▸ **Goal**
Begin at the first line of the data and copy each line through the one containing "(0,0) rectangle (1233,487);", that line included, with no pictures.

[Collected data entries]
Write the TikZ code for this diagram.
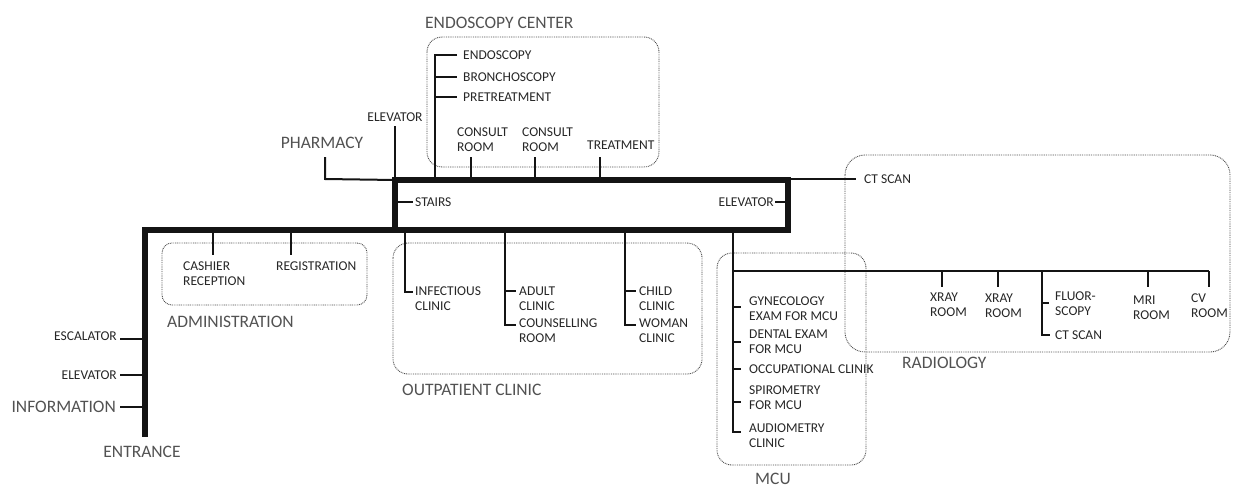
\documentclass[tikz,border=0pt]{standalone}
\usepackage{fontspec}
\setmainfont{Carlito}
\begin{document}
\begin{tikzpicture}[x=1pt,y=-1pt,
  lbl/.style={inner sep=0pt,anchor=north west,align=left,text=black!85,font=\fontsize{13.5}{15}\selectfont},
  big/.style={inner sep=0pt,text=black!68,font=\fontsize{17.5}{20}\selectfont},
  thick line/.style={line width=6pt,black!92,line join=miter},
  thin line/.style={line width=2pt,black!92},
  zone/.style={draw=black!70,line width=0.9pt,dash pattern=on 0.9pt off 0.9pt}]
\useasboundingbox (0,0) rectangle (1233,487);

% ---------- zones (dotted) ----------
\draw[zone,rounded corners=15pt] (427,37) rectangle (659,167);
\draw[zone,rounded corners=10pt] (162,243) rectangle (367,305);
\draw[zone,rounded corners=15pt] (393,243) rectangle (702,374);
\draw[zone,rounded corners=15pt] (717,253) rectangle (866,465);
\draw[zone,rounded corners=20pt] (845,155) rectangle (1230,352);

% ---------- coordinates ----------
\coordinate (bTL) at (395,180);
\coordinate (bBR) at (788,230);
\coordinate (bBL) at (395,230);
\coordinate (mC) at (145,230);
\coordinate (mE) at (145,437);

% ---------- labels (small) ----------
\node[lbl,anchor=center] (elevT) at (395,117) {ELEVATOR};
\node[lbl] (endo) at (463,50.6) {ENDOSCOPY};
\node[lbl] (bron) at (463,72.6) {BRONCHOSCOPY};
\node[lbl] (pret) at (463,92.6) {PRETREATMENT};
\node[lbl] (cons1) at (457,127.6) {CONSULT\\ROOM};
\node[lbl] (cons2) at (522,127.6) {CONSULT\\ROOM};
\node[lbl] (treat) at (587,140.6) {TREATMENT};
\node[lbl] (stairs) at (415,197.6) {STAIRS};
\node[lbl,anchor=north east] (elevR) at (774,197.6) {ELEVATOR};
\node[lbl] (ctTop) at (864,174.6) {CT SCAN};
\node[lbl] (cash) at (183,261.6) {CASHIER\\RECEPTION};
\node[lbl] (regi) at (276,261.6) {REGISTRATION};
\node[lbl,anchor=north east] (esc) at (117,331.6) {ESCALATOR};
\node[lbl,anchor=north east] (elevL) at (117,370.6) {ELEVATOR};
\node[lbl] (infc) at (415,286.6) {INFECTIOUS\\CLINIC};
\node[lbl] (adult) at (519,286.6) {ADULT\\CLINIC};
\node[lbl] (couns) at (519,318.6) {COUNSELLING\\ROOM};
\node[lbl] (child) at (639,286.6) {CHILD\\CLINIC};
\node[lbl] (woman) at (639,318.6) {WOMAN\\CLINIC};
\node[lbl] (gyn) at (749,296.6) {GYNECOLOGY\\EXAM FOR MCU};
\node[lbl] (dent) at (749,329.6) {DENTAL EXAM\\FOR MCU};
\node[lbl] (occ) at (749,364.6) {OCCUPATIONAL CLINIK};
\node[lbl] (spir) at (749,385.6) {SPIROMETRY\\FOR MCU};
\node[lbl] (audi) at (749,423.6) {AUDIOMETRY\\CLINIC};
\node[lbl] (xr1) at (930,292.6) {XRAY\\ROOM};
\node[lbl] (xr2) at (985,293.6) {XRAY\\ROOM};
\node[lbl] (fluo) at (1055,291.6) {FLUOR-\\SCOPY};
\node[lbl] (ctR) at (1055,330.6) {CT SCAN};
\node[lbl] (mri) at (1133,295.6) {MRI\\ROOM};
\node[lbl] (cv) at (1191,293.6) {CV\\ROOM};

% ---------- labels (large) ----------
\node[big,anchor=north west] (endoC) at (425,17.4) {ENDOSCOPY CENTER};
\node[big] (pharm) at (322,143) {PHARMACY};
\node[big,anchor=north west] (admin) at (167,316.4) {ADMINISTRATION};
\node[big,anchor=north east] (info) at (116,401.4) {INFORMATION};
\node[big] (entr) at (142,452) {ENTRANCE};
\node[big,anchor=north west] (outp) at (402,384.4) {OUTPATIENT CLINIC};
\node[big,anchor=north west] (radio) at (902,357.4) {RADIOLOGY};
\node[big,anchor=north west] (mcu) at (755,473.4) {MCU};

% ---------- thin connectors ----------
\draw[thin line] (elevT.south |- 0,126) -- (395,180);
\draw[thin line] (325,157) -- (325,179) -- (bTL);
\draw[thin line] (457,55) -- (435,55) -- (435,180);
\draw[thin line] (435,77) -- (457,77);
\draw[thin line] (435,97) -- (457,97);
\draw[thin line] (471,157) -- (471,180);
\draw[thin line] (535,157) -- (535,180);
\draw[thin line] (600,157) -- (600,180);
\draw[thin line] (395,202) -- (413,202);
\draw[thin line] (775,202) -- (788,202);
\draw[thin line] (788,179) -- (856,179);
\draw[thin line] (213,230) -- (213,255);
\draw[thin line] (291,230) -- (291,255);
\draw[thin line] (120,339) -- (145,339);
\draw[thin line] (120,375) -- (145,375);
\draw[thin line] (120,407) -- (145,407);
\draw[thin line] (405,230) -- (405,292) -- (413,292);
\draw[thin line] (505,230) -- (505,325) -- (516,325);
\draw[thin line] (505,291) -- (516,291);
\draw[thin line] (625,230) -- (625,325) -- (636,325);
\draw[thin line] (625,291) -- (636,291);
\draw[thin line] (733,230) -- (733,432) -- (741,432);
\foreach \yy in {307,342,369,402} \draw[thin line] (733,\yy) -- (741,\yy);
\draw[thin line] (733,271) -- (1209,271);
\foreach \xx in {942,998,1148,1209} \draw[thin line] (\xx,271) -- (\xx,287);
\draw[thin line] (1042,271) -- (1042,335) -- (1050,335);
\draw[thin line] (1042,303) -- (1049,303);

% ---------- thick spine ----------
\draw[thick line] (bTL) rectangle (bBR);
\draw[thick line] (bBL) -- (mC) -- (mE);
\end{tikzpicture}
\end{document}
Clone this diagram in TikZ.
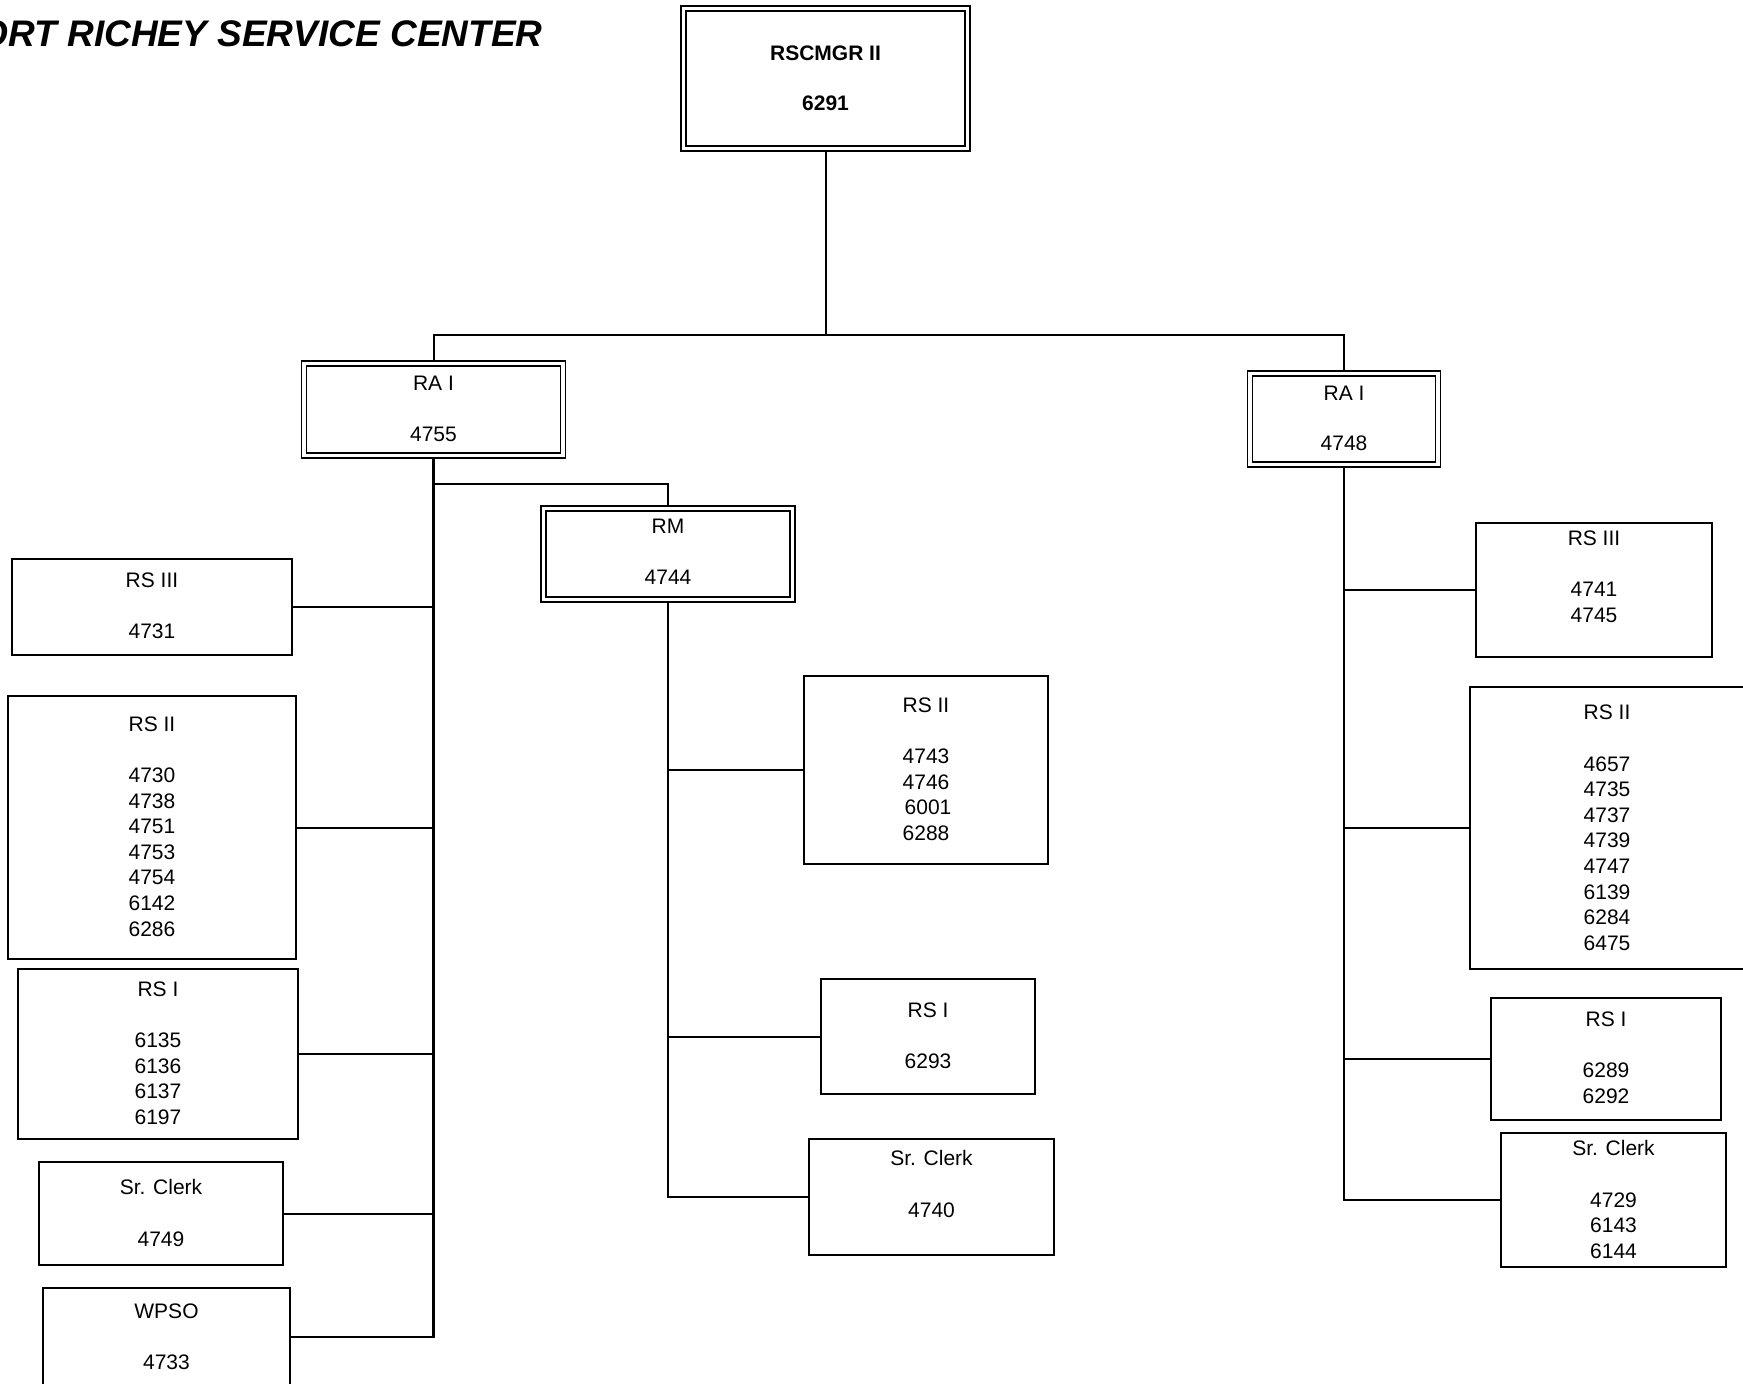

▸ **Exercise response**
Write the TikZ code for this diagram.
\documentclass[tikz,border=0pt]{standalone}
\usepackage{fontspec}
\setmainfont{Carlito}
\begin{document}
\begin{tikzpicture}[x=1pt,y=-1pt,
  lbl/.style={inner sep=0pt,anchor=north west,align=left,text=black!85,font=\fontsize{13.5}{15}\selectfont},
  big/.style={inner sep=0pt,text=black!68,font=\fontsize{17.5}{20}\selectfont},
  thick line/.style={line width=6pt,black!92,line join=miter},
  thin line/.style={line width=2pt,black!92},
  zone/.style={draw=black!70,line width=0.9pt,dash pattern=on 0.9pt off 0.9pt}]
\useasboundingbox (0,0) rectangle (1233,487);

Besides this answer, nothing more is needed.